There seems to be two camps, or at least two vocal camps, on categorizations related to identity. There is the category defines me and my view of the world and is everything camp. And there is the categories don’t matter, we are all human camp. This theme is apparent in many realms, including chronic illnesses and disabilities that affect the brain. Since this is an area I know at least a little bit about, I am going to use that as an example.
The other day I tweeted about not hiding behind complexity and the value of making things simple so you can show up and execute on them. I said it’s a key to progress. Someone responded insinuating that my tweet should be labeled for neurotypical people only, and that it could offend and lead to increased shame for neuroatypical people, like those with autism spectrum disorder (ASD) or ADHD. This may be true or it may not, and it probably depends on the person. Either way, it got me thinking about my own experience being so-called “neuroatypical,” when I was in the thick of experiencing OCD. Whatever was going on in my brain during those worst few months, it was not typical.

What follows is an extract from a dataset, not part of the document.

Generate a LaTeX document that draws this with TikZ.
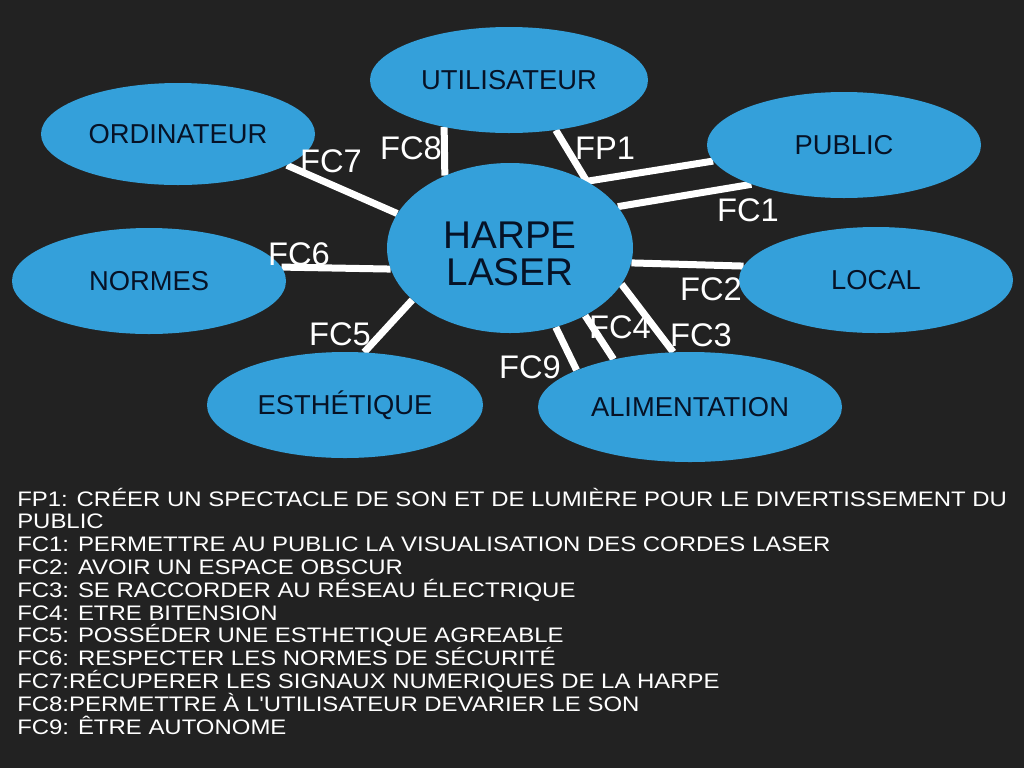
\documentclass[tikz,border=0pt]{standalone}
\usepackage{fontspec}
\setmainfont{Liberation Sans}
\newfontfamily\listefont[FakeStretch=1.14]{Liberation Sans}
\usetikzlibrary{shapes.geometric}
\usetikzlibrary{backgrounds}
\definecolor{fond}{RGB}{34,34,34}
\definecolor{bulle}{RGB}{52,160,218}
\definecolor{encre}{RGB}{6,18,38}
\tikzset{
  milieu/.style={ellipse,fill=bulle,inner sep=0,minimum width=205.5pt,minimum height=79.5pt,
    text=encre,text height=14.7pt,text depth=0pt,font=\fontsize{20.5}{24}\selectfont},
  produit/.style={ellipse,fill=bulle,inner sep=0,minimum width=184.5pt,minimum height=127.5pt},
  fonction/.style={text=white,inner sep=0,font=\fontsize{24.5}{28}\selectfont},
  liaison/.style={draw=white,line width=5.25pt},
  ligne/.style={text=white,inner sep=0,anchor=base west,font=\listefont\fontsize{15.75}{17}\selectfont}
}

\begin{document}
\begin{tikzpicture}[x=0.75pt,y=-0.75pt]
  \useasboundingbox (0,0) rectangle (1024,768);
  % elements du milieu exterieur
  \node[milieu,minimum width=208.5pt] (util) at (509,80) {UTILISATEUR};
  \node[milieu,minimum height=76.5pt] (ordi) at (178,134) {ORDINATEUR};
  \node[milieu] (normes) at (149,281) {NORMES};
  \node[milieu,minimum width=207pt] (esth) at (345,405) {ESTHÉTIQUE};
  \node[milieu] (public) at (844,145) {PUBLIC};
  \node[milieu] (local) at (876,280) {LOCAL};
  \node[milieu,minimum width=228pt,minimum height=82.5pt] (alim) at (690,407) {ALIMENTATION};
  % produit
  \node[produit] (harpe) at (510,248) {};
  \node[text=encre,inner sep=0,align=center,font=\fontsize{29}{27.75}\selectfont] (harpetexte) at (510,254) {HARPE\\LASER};
  % fonctions
  \node[fonction] (fc7) at (331,161) {FC7};
  \node[fonction] (fc8) at (411,148) {FC8};
  \node[fonction] (fp1) at (605,148) {FP1};
  \node[fonction] (fc1) at (748,210) {FC1};
  \node[fonction] (fc2) at (711,289) {FC2};
  \node[fonction] (fc3) at (701,335) {FC3};
  \node[fonction] (fc4) at (620,327) {FC4};
  \node[fonction] (fc9) at (530,367) {FC9};
  \node[fonction] (fc5) at (340,334) {FC5};
  \node[fonction] (fc6) at (299,254) {FC6};
  \begin{scope}[on background layer]
    \fill[fond] (0,0) rectangle (1024,768);
    \draw[liaison] (ordi.-16) -- (harpe.163);
    \draw[liaison] (util.-144) -- (harpe.132);
    \draw[liaison] (util.-47) -- (harpe.41) -- (public.187);
    \draw[liaison] (harpe.21) -- (public.-157);
    \draw[liaison] (harpe.-7) -- (local.174);
    \draw[liaison] (harpe.-18) -- (alim.107);
    \draw[liaison] (harpe.-42) -- (alim.148);
    \draw[liaison] (harpe.-60) -- (alim.162);
    \draw[liaison] (harpe.-152) -- (esth.70);
    \draw[liaison] (normes.6) -- (harpe.-170);
  \end{scope}
  % legende
  \foreach \t [count=\i from 0] in {FP1: CRÉER UN SPECTACLE DE SON ET DE LUMIÈRE POUR LE DIVERTISSEMENT DU,
    PUBLIC,
    FC1: PERMETTRE AU PUBLIC LA VISUALISATION DES CORDES LASER,
    FC2: AVOIR UN ESPACE OBSCUR,
    FC3: SE RACCORDER AU RÉSEAU ÉLECTRIQUE,
    FC4: ETRE BITENSION,
    FC5: POSSÉDER UNE ESTHETIQUE AGREABLE,
    FC6: RESPECTER LES NORMES DE SÉCURITÉ,
    FC7:RÉCUPERER LES SIGNAUX NUMERIQUES DE LA HARPE,
    FC8:PERMETTRE À L'UTILISATEUR DEVARIER LE SON,
    FC9: ÊTRE AUTONOME}
    \node[ligne] (l\i) at (17,506+22.8*\i) {\t};
\end{tikzpicture}
\end{document}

OCD was a very useful category. It helped me get a diagnosis and the right treatment plan. Without that label things would have been a lot worse, no doubt. But after a long time, OCD as a label or category became extremely limiting. I am so much more than OCD. At first, the more I thought about OCD and the more I viewed the world through the lens of OCD, the more helpful it was in understanding and working on my situation. But eventually, the more I thought about OCD and the more I viewed the word through the lens of OCD, the more it got in the way and narrowed my world.
I’ve talked many researchers, therapists, and people who experience depression, anxiety, OCD, ADHD, ASD, and so on. My observation is this: categories and labels aren’t good or bad. They are good and bad. More specifically, they tend to be good until they become bad. Or they are useful in some contexts but not in others.
If you were just to say that categories and labels are reductionist and useless because everyone is unique then it’d be really hard to make sense of the world. We need categories. And yet the truth is that categories and labels are reductionist. There’s a reason that arguably the most famous line in poetry is this, from Walt Whitman: I am large, I contain multitudes.
I’m going to end by bringing this back to myself, because it’s the story I am most familiar with. But to be sure, this kind of thinking expands to a whole lot more. I am very grateful that OCD, as a category and label, existed when I was first diagnosed. It was important to my understanding and recovery. For a while, my identity and OCD were pretty dang tight. But over time, I realized that the story I was telling myself about my identity and OCD being pretty dang tight was part of what was keeping them pretty dang tight.
To be clear, I’m not suggesting that simply saying “I’m neuroatypical” will get rid of your ADHD or ASD; or that saying I don’t have OCD or anxiety or depression or whatever will suddenly make the symptoms go away. That is patently not the case. What I am suggesting, however, is that these categories aren’t all there is. They are conceptual tools for understanding. Sometimes it makes sense to rely heavily on a certain tool. Other times it doesn’t.
Categories and labels are important. They can help expand understanding and possibilities. They can also limit understanding and possibilities. Both of these things can be true at the same time.